→ **Request**: Write the lines out again, from the top of the material to the line containing "import plotly.graph_objects as go", pictures excluded.

→ **Records shown**:

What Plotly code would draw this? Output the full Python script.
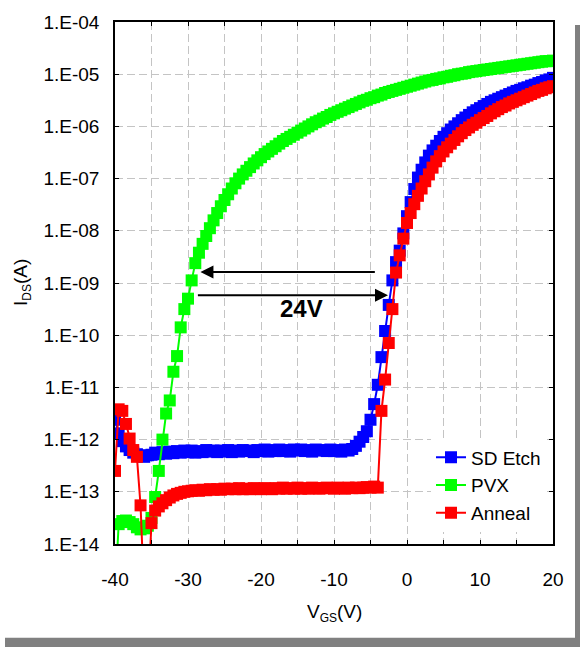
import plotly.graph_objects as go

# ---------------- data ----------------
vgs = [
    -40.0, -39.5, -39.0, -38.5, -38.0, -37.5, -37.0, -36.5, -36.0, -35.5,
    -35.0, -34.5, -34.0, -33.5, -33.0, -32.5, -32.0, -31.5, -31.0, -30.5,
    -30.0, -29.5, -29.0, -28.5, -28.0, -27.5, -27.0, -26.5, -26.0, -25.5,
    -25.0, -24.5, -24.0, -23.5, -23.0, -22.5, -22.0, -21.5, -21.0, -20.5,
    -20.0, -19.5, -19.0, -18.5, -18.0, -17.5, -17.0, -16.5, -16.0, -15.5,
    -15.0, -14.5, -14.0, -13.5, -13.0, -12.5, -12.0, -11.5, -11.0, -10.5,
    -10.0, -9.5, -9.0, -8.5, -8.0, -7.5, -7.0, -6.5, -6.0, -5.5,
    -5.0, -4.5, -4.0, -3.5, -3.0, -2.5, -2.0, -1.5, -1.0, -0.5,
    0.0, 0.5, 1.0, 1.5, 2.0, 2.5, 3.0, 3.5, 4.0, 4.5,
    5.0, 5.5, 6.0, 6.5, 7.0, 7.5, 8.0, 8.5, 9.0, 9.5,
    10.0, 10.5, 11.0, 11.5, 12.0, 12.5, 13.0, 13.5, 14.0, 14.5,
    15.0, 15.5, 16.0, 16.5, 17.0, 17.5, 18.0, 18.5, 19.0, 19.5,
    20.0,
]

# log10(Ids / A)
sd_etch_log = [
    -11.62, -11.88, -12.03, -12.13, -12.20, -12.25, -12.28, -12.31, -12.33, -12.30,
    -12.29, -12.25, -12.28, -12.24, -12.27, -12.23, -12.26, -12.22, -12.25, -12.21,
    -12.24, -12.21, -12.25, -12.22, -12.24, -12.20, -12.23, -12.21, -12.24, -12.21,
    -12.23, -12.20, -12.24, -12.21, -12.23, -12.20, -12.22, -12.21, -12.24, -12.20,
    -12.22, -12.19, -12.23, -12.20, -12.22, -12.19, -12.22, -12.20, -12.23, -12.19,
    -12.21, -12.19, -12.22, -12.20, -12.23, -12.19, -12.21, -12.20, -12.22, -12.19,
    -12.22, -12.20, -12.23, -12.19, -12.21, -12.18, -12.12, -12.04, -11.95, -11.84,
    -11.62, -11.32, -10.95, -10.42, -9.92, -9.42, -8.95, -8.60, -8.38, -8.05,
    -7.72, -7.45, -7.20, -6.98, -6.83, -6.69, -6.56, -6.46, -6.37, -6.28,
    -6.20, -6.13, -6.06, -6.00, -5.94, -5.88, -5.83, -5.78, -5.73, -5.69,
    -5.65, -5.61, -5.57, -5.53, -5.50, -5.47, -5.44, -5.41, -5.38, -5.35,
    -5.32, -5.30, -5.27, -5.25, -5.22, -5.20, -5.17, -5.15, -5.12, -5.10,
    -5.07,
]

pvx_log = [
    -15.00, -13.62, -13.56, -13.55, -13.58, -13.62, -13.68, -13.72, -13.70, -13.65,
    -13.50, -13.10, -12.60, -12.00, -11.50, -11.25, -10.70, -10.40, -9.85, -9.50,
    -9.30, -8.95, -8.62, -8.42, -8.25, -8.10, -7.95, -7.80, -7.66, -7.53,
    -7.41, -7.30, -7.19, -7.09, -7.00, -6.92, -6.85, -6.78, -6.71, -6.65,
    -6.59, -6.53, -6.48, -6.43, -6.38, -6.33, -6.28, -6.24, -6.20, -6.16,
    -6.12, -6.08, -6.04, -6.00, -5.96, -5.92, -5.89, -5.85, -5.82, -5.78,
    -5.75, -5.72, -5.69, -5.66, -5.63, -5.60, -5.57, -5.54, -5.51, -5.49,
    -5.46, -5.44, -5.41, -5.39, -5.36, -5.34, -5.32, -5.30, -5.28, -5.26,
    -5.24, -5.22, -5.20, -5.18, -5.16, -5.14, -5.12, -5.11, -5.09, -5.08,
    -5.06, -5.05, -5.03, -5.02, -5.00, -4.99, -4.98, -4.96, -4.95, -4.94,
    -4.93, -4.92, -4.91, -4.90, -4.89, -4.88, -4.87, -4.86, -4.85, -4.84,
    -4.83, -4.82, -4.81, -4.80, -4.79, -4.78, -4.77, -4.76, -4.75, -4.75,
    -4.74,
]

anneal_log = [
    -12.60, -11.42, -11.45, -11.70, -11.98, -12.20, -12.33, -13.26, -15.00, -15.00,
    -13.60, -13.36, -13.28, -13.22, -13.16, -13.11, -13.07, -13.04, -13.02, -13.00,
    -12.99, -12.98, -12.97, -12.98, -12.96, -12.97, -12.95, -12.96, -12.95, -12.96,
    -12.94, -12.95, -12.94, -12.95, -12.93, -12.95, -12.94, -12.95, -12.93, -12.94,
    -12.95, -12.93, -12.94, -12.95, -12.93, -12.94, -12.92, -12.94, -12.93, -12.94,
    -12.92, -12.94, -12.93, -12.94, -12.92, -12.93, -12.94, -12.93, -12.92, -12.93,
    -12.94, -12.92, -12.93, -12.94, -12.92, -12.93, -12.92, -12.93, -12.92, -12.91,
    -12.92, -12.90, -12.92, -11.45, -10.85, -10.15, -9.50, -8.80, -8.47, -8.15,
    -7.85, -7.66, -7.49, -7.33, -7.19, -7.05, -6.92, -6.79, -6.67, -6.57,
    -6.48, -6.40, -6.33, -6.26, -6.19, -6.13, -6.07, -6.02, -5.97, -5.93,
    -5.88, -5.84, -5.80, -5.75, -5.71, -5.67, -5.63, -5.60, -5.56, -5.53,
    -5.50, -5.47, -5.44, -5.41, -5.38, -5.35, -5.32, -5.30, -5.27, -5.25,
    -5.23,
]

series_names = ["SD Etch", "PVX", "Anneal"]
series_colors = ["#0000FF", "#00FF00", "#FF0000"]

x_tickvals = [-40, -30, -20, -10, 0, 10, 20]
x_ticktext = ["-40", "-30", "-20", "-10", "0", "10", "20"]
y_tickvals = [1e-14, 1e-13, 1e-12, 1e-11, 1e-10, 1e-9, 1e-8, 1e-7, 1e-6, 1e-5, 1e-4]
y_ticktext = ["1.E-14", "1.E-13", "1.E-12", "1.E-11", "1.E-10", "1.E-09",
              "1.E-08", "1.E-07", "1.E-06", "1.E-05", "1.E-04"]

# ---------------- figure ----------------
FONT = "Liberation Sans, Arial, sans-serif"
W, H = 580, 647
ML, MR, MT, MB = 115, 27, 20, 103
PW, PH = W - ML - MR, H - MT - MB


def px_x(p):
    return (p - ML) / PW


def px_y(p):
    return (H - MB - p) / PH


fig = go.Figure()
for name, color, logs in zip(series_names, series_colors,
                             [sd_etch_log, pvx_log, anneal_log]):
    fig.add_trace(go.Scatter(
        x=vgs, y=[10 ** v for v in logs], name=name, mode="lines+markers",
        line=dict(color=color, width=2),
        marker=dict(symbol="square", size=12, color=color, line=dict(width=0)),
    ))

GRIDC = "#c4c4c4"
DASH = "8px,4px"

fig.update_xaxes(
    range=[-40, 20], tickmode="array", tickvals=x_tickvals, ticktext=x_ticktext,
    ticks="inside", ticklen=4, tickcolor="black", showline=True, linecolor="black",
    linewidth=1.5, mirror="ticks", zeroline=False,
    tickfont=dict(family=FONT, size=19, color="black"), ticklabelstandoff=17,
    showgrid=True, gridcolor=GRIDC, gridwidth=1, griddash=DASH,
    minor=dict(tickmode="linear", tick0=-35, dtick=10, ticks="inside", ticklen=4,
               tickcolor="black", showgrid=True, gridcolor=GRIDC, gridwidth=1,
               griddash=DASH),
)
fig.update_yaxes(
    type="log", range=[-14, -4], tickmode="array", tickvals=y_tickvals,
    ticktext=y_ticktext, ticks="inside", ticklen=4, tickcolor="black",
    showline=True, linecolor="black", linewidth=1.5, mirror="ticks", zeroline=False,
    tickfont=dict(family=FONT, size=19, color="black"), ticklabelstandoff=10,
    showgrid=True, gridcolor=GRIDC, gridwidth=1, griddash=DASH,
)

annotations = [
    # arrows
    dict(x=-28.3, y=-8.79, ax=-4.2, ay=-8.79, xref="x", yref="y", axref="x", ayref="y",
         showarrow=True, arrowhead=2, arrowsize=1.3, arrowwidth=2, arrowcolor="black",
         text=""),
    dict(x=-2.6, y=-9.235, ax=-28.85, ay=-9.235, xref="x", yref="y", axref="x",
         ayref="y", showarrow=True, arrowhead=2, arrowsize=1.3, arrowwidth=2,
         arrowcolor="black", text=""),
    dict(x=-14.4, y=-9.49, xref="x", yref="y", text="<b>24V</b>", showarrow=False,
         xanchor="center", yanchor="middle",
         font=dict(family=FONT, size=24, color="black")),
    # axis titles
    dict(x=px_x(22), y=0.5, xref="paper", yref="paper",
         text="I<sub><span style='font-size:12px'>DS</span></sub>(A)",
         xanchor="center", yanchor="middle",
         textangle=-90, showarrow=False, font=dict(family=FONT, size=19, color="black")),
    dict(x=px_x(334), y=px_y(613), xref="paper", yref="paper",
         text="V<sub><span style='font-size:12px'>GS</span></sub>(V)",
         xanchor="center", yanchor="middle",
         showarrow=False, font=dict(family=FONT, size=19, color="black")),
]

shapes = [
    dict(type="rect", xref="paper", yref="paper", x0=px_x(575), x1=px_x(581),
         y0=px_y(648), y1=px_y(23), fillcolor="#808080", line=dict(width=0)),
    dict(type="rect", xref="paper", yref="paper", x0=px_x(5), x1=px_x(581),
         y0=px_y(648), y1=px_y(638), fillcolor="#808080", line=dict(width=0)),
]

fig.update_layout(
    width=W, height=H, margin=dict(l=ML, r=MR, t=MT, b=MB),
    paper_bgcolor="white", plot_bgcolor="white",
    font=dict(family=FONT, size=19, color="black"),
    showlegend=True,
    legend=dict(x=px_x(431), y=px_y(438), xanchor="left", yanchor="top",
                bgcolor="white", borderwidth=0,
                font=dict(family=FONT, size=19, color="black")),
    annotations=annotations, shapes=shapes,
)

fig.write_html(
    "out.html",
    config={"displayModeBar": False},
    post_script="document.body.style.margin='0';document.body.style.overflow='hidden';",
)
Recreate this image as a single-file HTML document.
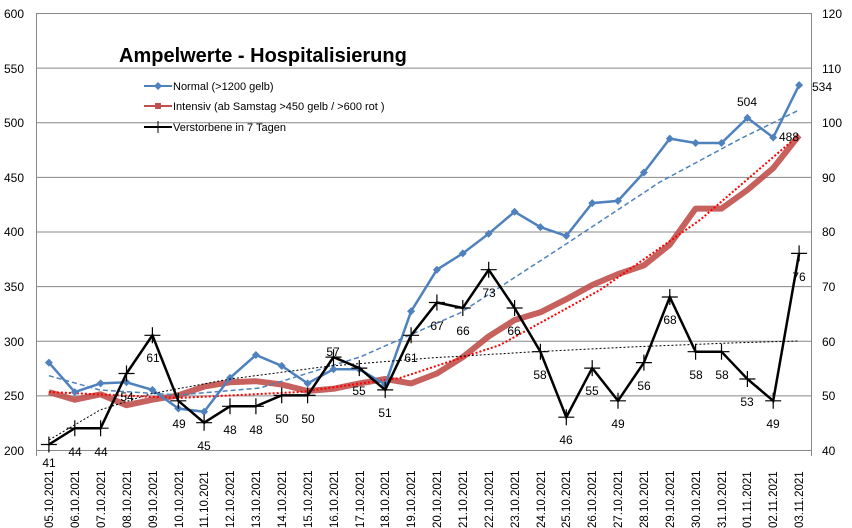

→ **Response to the exercise**:
What Plotly code would draw this? Output the full Python script.
import plotly.graph_objects as go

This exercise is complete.